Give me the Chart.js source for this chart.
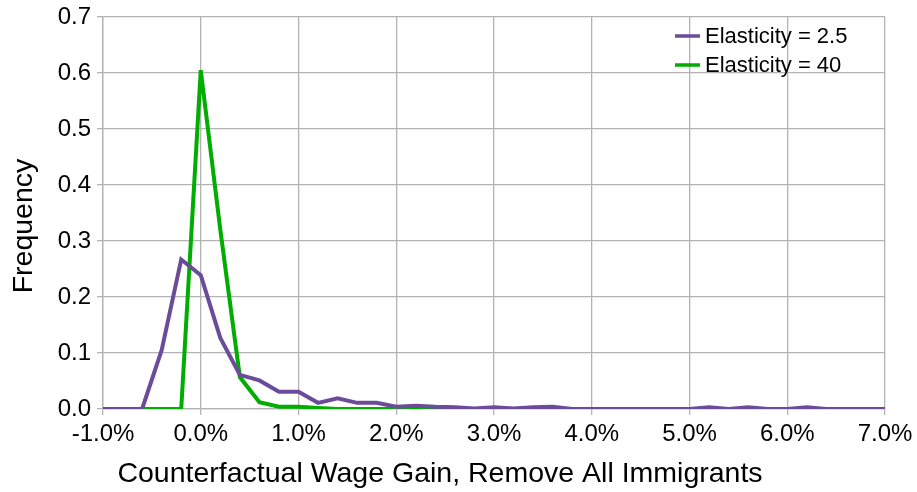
<!DOCTYPE html>
<html>
<head>
<meta charset="utf-8">
<script src="https://cdn.jsdelivr.net/npm/chart.js@4"></script>
<style>
  html, body { margin: 0; padding: 0; background: #fff; }
  #wrap { width: 917px; height: 492px; }
</style>
</head>
<body>
<div id="wrap"><canvas id="wagechart"></canvas></div>
<script>
// wage gain bins (percent), every 0.2
const wageGain = [
  -1.0, -0.8, -0.6, -0.4, -0.2, 0.0, 0.2, 0.4, 0.6, 0.8,
  1.0, 1.2, 1.4, 1.6, 1.8, 2.0, 2.2, 2.4, 2.6, 2.8,
  3.0, 3.2, 3.4, 3.6, 3.8, 4.0, 4.2, 4.4, 4.6, 4.8,
  5.0, 5.2, 5.4, 5.6, 5.8, 6.0, 6.2, 6.4, 6.6, 6.8, 7.0
];

const freqElasticity25 = [
  0, 0, 0, 0.105, 0.267, 0.239, 0.127, 0.061, 0.051, 0.031,
  0.031, 0.011, 0.019, 0.011, 0.011, 0.004, 0.006, 0.004, 0.003, 0.001,
  0.003, 0.001, 0.003, 0.004, 0, 0, 0, 0, 0, 0,
  0, 0.003, 0, 0.003, 0, 0, 0.003, 0, 0, 0, 0
];

const freqElasticity40 = [
  0, 0, 0, 0, 0, 0.605, 0.32, 0.057, 0.012, 0.004,
  0.004, 0.002, 0, 0, 0, 0, 0, 0, 0, 0,
  0, 0, 0, 0, 0, 0, 0, 0, 0, 0,
  0, 0, 0, 0, 0, 0, 0, 0, 0, 0, 0
];

const seriesLabels = ["Elasticity = 2.5", "Elasticity = 40"];
const seriesColors = ["#6b4c9a", "#00ad00"];
const xTitle = "Counterfactual Wage Gain, Remove All Immigrants";
const yTitle = "Frequency";

const toPoints = (ys) => ys.map((y, i) => ({ x: wageGain[i], y: y }));

const gridColor = "#b3b3b3";
const fontFamily = "'Liberation Sans', Arial, sans-serif";

// legend inside the plot (top right) and the two axis titles
const extras = {
  id: "extras",
  afterDraw(chart) {
    const ctx = chart.ctx;
    const area = chart.chartArea;
    ctx.save();
    ctx.font = "22px " + fontFamily;
    ctx.textBaseline = "middle";
    ctx.fillStyle = "#000";
    chart.data.datasets.forEach((ds, i) => {
      const y = area.top + 19 + i * 29;
      const x0 = area.left + 572;
      ctx.strokeStyle = ds.borderColor;
      ctx.lineWidth = 3.5;
      ctx.beginPath();
      ctx.moveTo(x0, y);
      ctx.lineTo(x0 + 25, y);
      ctx.stroke();
      ctx.fillText(ds.label, x0 + 30, y + 1);
    });

    ctx.font = "28.5px " + fontFamily;
    ctx.textBaseline = "alphabetic";
    ctx.textAlign = "center";
    ctx.fillText(xTitle, 440, 482);

    ctx.translate(32, 226);
    ctx.rotate(-Math.PI / 2);
    ctx.fillText(yTitle, 0, 0);
    ctx.restore();
  },
};

const ctx = document.getElementById("wagechart").getContext("2d");

new Chart(ctx, {
  type: "line",
  data: {
    datasets: [
      {
        label: seriesLabels[0],
        data: toPoints(freqElasticity25),
        borderColor: seriesColors[0],
        backgroundColor: seriesColors[0],
        borderWidth: 4,
        pointRadius: 0,
        tension: 0,
      },
      {
        label: seriesLabels[1],
        data: toPoints(freqElasticity40),
        borderColor: seriesColors[1],
        backgroundColor: seriesColors[1],
        borderWidth: 4,
        pointRadius: 0,
        tension: 0,
      },
    ],
  },
  options: {
    responsive: true,
    maintainAspectRatio: false,
    animation: false,
    layout: { padding: { top: 17, right: 32, left: 0, bottom: 0 } },
    plugins: {
      legend: { display: false },
      tooltip: { enabled: false },
    },
    scales: {
      x: {
        type: "linear",
        min: -1,
        max: 7,
        ticks: {
          stepSize: 1,
          color: "#000",
          padding: 5,
          maxRotation: 0,
          font: { family: fontFamily, size: 24 },
          callback: (v) => v.toFixed(1) + "%",
        },
        grid: { color: gridColor, lineWidth: 1.3, tickLength: 6 },
        border: { color: gridColor, width: 1.3 },
        afterFit(scale) {
          scale.height = 83;
          scale.paddingLeft = 0;
          scale.paddingRight = 0;
        },
      },
      y: {
        min: 0,
        max: 0.7,
        ticks: {
          stepSize: 0.1,
          color: "#000",
          padding: 6,
          font: { family: fontFamily, size: 24 },
          callback: (v) => v.toFixed(1),
        },
        grid: { color: gridColor, lineWidth: 1.3, tickLength: 6 },
        border: { color: gridColor, width: 1.3 },
        afterFit(scale) {
          scale.width = 103;
          scale.paddingTop = 0;
          scale.paddingBottom = 0;
        },
      },
    },
  },
  plugins: [extras],
});
</script>
</body>
</html>
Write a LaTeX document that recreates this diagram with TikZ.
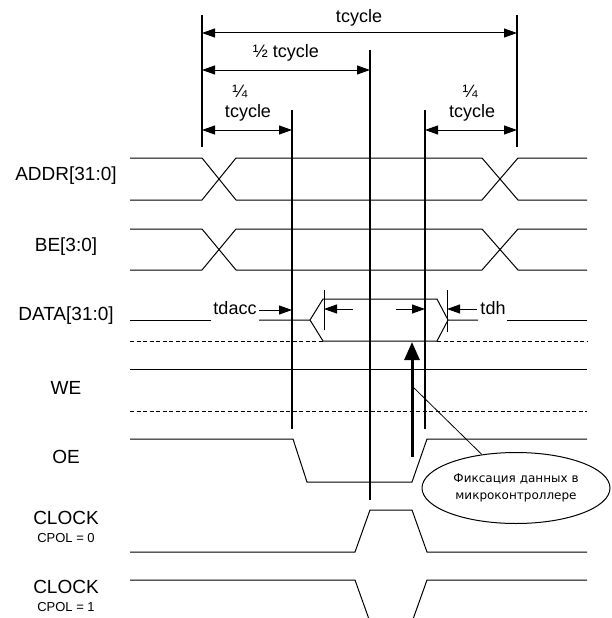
\documentclass[tikz,border=0pt]{standalone}
\usepackage{fontspec}
\setmainfont{Liberation Sans}
\newfontfamily\notefont{DejaVu Sans}
\usetikzlibrary{arrows.meta}
\usetikzlibrary{shapes.geometric}
\tikzset{
 sigline/.style={black, line width=1pt, line join=miter},
 dashline/.style={black, line width=1pt, dash pattern=on 4pt off 2.5pt},
 guide/.style={black, line width=1.1pt},
 dimarrow/.style={black, line width=1pt, {Triangle[length=13pt,width=9pt]}-{Triangle[length=13pt,width=9pt]}},
 smallarrow/.style={black, line width=1pt, -{Triangle[length=13pt,width=9pt]}},
 siglabel/.style={font=\fontsize{19}{22}\selectfont, inner sep=0pt},
 dimlabel/.style={font=\fontsize{18}{21}\selectfont, inner sep=0pt},
 cpollabel/.style={font=\fontsize{13}{15}\selectfont, inner sep=0pt}
}

\begin{document}
\begin{tikzpicture}[x=1pt,y=-1pt]
\useasboundingbox (0,0) rectangle (612,618);
\clip (0,0) rectangle (612,618);
% signal names
\node[siglabel] (addr) at (66,176) {ADDR[31:0]};
\node[siglabel] (be)   at (66,247) {BE[3:0]};
\node[siglabel] (data) at (66,316) {DATA[31:0]};
\node[siglabel] (we)   at (66,388) {WE};
\node[siglabel] (oe)   at (66,457) {OE};
\node[siglabel] (clka) at (66,518) {CLOCK};
\node[cpollabel] (cpola) at (66,538) {CPOL = 0};
\node[siglabel] (clkb) at (66,587) {CLOCK};
\node[cpollabel] (cpolb) at (66,607) {CPOL = 1};
% timing marks
\draw[guide] (202,15) -- (202,147);
\draw[guide] (517,15) -- (517,147);
\draw[guide] (370,50) -- (370,500);
\draw[guide] (292,110) -- (292,429);
\draw[guide] (425,110) -- (425,429);
\draw[dimarrow] (202,33) -- (517,33);
\draw[dimarrow] (202,70) -- (370,70);
\draw[dimarrow] (202,130) -- (292,130);
\draw[dimarrow] (425,130) -- (517,130);
\node[dimlabel] (full) at (359,18) {tcycle};
\node[dimlabel] (half) at (286,53) {½ tcycle};
\node[dimlabel] (qla) at (240,91) {¼};
\node[dimlabel] (qlb) at (248,113) {tcycle};
\node[dimlabel] (qra) at (470,91) {¼};
\node[dimlabel] (qrb) at (472,113) {tcycle};
% address and byte enable
\foreach \yt/\yb in {158/200, 229/270} {
 \draw[sigline] (130,\yt) -- (202,\yt) -- (236,\yb) -- (482,\yb) -- (518,\yt) -- (587,\yt);
 \draw[sigline] (130,\yb) -- (202,\yb) -- (236,\yt) -- (482,\yt) -- (518,\yb) -- (587,\yb);
}
% data
\node[dimlabel] (tdacc) at (235,308) {tdacc};
\node[dimlabel] (tdh) at (493,308) {tdh};
\draw[sigline] (130,320) -- (211,320);
\draw[sigline] (259,320) -- (310,320) -- (323,299) -- (437,299) -- (448,320) -- (478,320);
\draw[sigline] (310,320) -- (323,341) -- (437,341) -- (448,320);
\draw[sigline] (507,320) -- (587,320);
\draw[dashline] (130,341) -- (323,341);
\draw[dashline] (437,341) -- (587,341);
\draw[sigline] (324,290) -- (324,330);
\draw[sigline] (447,290) -- (447,332);
\draw[smallarrow] (259,310) -- (292,310);
\draw[smallarrow] (353,309) -- (324,309);
\draw[smallarrow] (396,309) -- (425,309);
\draw[smallarrow] (477,309) -- (447,309);
% write / output enable
\draw[sigline] (130,369) -- (587,369);
\draw[dashline] (130,411) -- (587,411);
\draw[sigline] (130,439) -- (293,439) -- (307,482) -- (412,482) -- (427,439) -- (587,439);
% clocks
\draw[sigline] (130,552) -- (355,552) -- (370,510) -- (412,510) -- (427,552) -- (587,552);
\draw[sigline] (130,580) -- (355,580) -- (370,622) -- (412,622) -- (427,580) -- (587,580);
% data latch
\draw[black, line width=3pt, -{Triangle[length=18pt,width=15pt]}] (412,457) -- (412,342);
\node[ellipse, draw, line width=1pt, minimum width=188pt, minimum height=71pt, inner sep=0pt,
 align=center, font=\notefont\fontsize{12}{17}\selectfont] (note) at (516,488)
 {Фиксация данных в\\микроконтроллере};
\coordinate (fix) at (412,386);
\draw[black, line width=0.8pt] (fix) -- (note);
\end{tikzpicture}
\end{document}
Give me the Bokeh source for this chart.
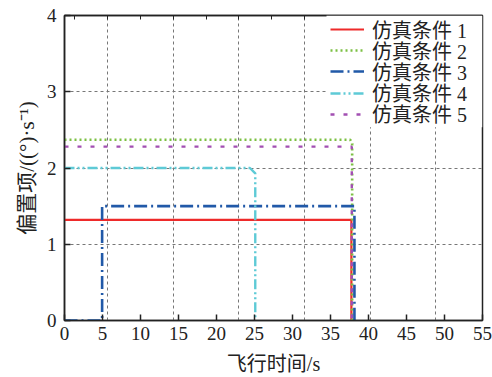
from bokeh.plotting import figure
from bokeh.models import (FixedTicker, LinearAxis, Legend, LegendItem, Range1d,
                          CustomLabelingPolicy, BoxAnnotation)
from bokeh.embed import file_html
from bokeh.resources import INLINE

# Bias term time histories for the five simulation conditions
x1 = [0, 37.75, 37.75]
y1 = [1.32, 1.32, 0]

x2 = [0, 37.6, 37.85, 37.85]
y2 = [2.37, 2.37, 2.32, 0]

x3 = [0, 4.95, 4.95, 38.15, 38.15]
y3 = [0, 0, 1.50, 1.50, 0]

x4 = [0, 24.4, 25.1, 25.1]
y4 = [2.0, 2.0, 1.93, 0]

x5 = [0, 37.8, 37.8]
y5 = [2.28, 2.28, 0]

labels = ["仿真条件 1", "仿真条件 2", "仿真条件 3", "仿真条件 4", "仿真条件 5"]
x_ticks = list(range(0, 56, 5))
y_ticks = [0, 1, 2, 3, 4]

FONT = "Liberation Serif, Noto Sans CJK SC"
W, H = 492, 377
LEFT, RIGHT, TOP, BOTTOM = 64, 10, 15, 56

p = figure(width=W, height=H, output_backend="svg", toolbar_location=None,
           x_range=Range1d(0, 55), y_range=Range1d(0, 4),
           min_border_left=LEFT, min_border_right=RIGHT, min_border_top=TOP,
           min_border_bottom=BOTTOM, background_fill_color="white",
           border_fill_color="white")

p.outline_line_color = "#222222"
p.outline_line_width = 1.5

# grid
p.xgrid.ticker = FixedTicker(ticks=[5.68, 14.32, 22.95, 31.59, 40.22, 48.86])
p.ygrid.ticker = FixedTicker(ticks=[1, 2, 3])
for g in (p.xgrid, p.ygrid):
    g.grid_line_color = "#777777"
    g.grid_line_dash = "3 3"
    g.grid_line_width = 1

for ax in (p.xaxis[0], p.yaxis[0]):
    ax.axis_line_color = "#222222"
    ax.axis_line_width = 1.5
    ax.major_tick_in = 6
    ax.major_tick_out = 0
    ax.minor_tick_in = 0
    ax.minor_tick_out = 0
    ax.major_tick_line_color = "#222222"
    ax.major_tick_line_width = 1.5
    ax.major_label_text_font = FONT
    ax.major_label_text_font_size = "19px"
    ax.major_label_text_color = "#222222"
    ax.axis_label_text_font = FONT
    ax.axis_label_text_font_style = "normal"
    ax.axis_label_text_color = "#222222"

p.xaxis.ticker = FixedTicker(ticks=x_ticks)
p.yaxis.ticker = FixedTicker(ticks=y_ticks)
p.xaxis.axis_label = "飞行时间/s"
p.yaxis.axis_label = "偏置项/((°)·s⁻¹)"
p.xaxis.axis_label_text_font_size = "20px"
p.yaxis.axis_label_text_font_size = "21px"
p.xaxis.major_label_standoff = 6
p.yaxis.major_label_standoff = 8
p.xaxis.axis_label_standoff = 10
p.yaxis.axis_label_standoff = 5

# top axis: tick marks only, no labels
hide_all = CustomLabelingPolicy(code="for (const i of indices) indices.unset(i)")
top = LinearAxis(ticker=FixedTicker(ticks=[1.36 + 4.318 * k for k in range(13)]),
                 major_label_policy=hide_all, major_label_text_font_size="0px",
                 major_tick_in=4, major_tick_out=0, minor_tick_in=0, minor_tick_out=0,
                 axis_line_color="#222222", major_tick_line_color="#222222",
                 axis_line_width=1.5)
p.add_layout(top, "above")

r1 = p.line(x1, y1, line_color="#ee2a2a", line_width=2.2)
r2 = p.line(x2, y2, line_color="#7cc043", line_width=2.6, line_dash="2 3")
r3 = p.line(x3, y3, line_color="#2159a8", line_width=2.6, line_dash="13 4 2 4")
r4 = p.line(x4, y4, line_color="#5ecad6", line_width=2.4, line_dash="10 3 2 3 2 3")
r5 = p.line(x5, y5, line_color="#a24fb2", line_width=2.4, line_dash="4 9")

# legend: white panel in the upper right, then one row per condition
frame_h = H - TOP - BOTTOM
px_x = 55 / (W - LEFT - RIGHT)
px_y = 4 / frame_h
p.add_layout(BoxAnnotation(left=(326 - LEFT) * px_x, right=55,
                           top=4, bottom=4 - (127 - TOP) * px_y,
                           fill_color="white", fill_alpha=1, line_color=None))

ROW_H, ROW_STEP = 30, 21.2
for i, (lab, r) in enumerate(zip(labels, [r1, r2, r3, r4, r5])):
    centre = 15 + ROW_STEP * i          # row centre below frame top, px
    bottom_from_frame_bottom = frame_h - (centre + ROW_H / 2)
    lg = Legend(items=[LegendItem(label=lab, renderers=[r])],
                location=(330 - LEFT, bottom_from_frame_bottom),
                border_line_color=None, background_fill_alpha=0,
                label_text_font=FONT, label_text_font_size="20px",
                label_text_color="#222222", glyph_width=34, glyph_height=ROW_H,
                label_height=ROW_H, spacing=0, padding=0, margin=0,
                label_standoff=8)
    p.add_layout(lg)

open("out.html", "w").write(file_html(p, INLINE))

------------------------------------------------

**What you will do**
Can you give again only the lines between the one containing "Give me the Bokeh source for this chart." and the one containing "from bokeh.resources import INLINE", counting both, exactly as they appear and without any pictures?

**Reply to the exercise**
Give me the Bokeh source for this chart.
from bokeh.plotting import figure
from bokeh.models import (FixedTicker, LinearAxis, Legend, LegendItem, Range1d,
                          CustomLabelingPolicy, BoxAnnotation)
from bokeh.embed import file_html
from bokeh.resources import INLINE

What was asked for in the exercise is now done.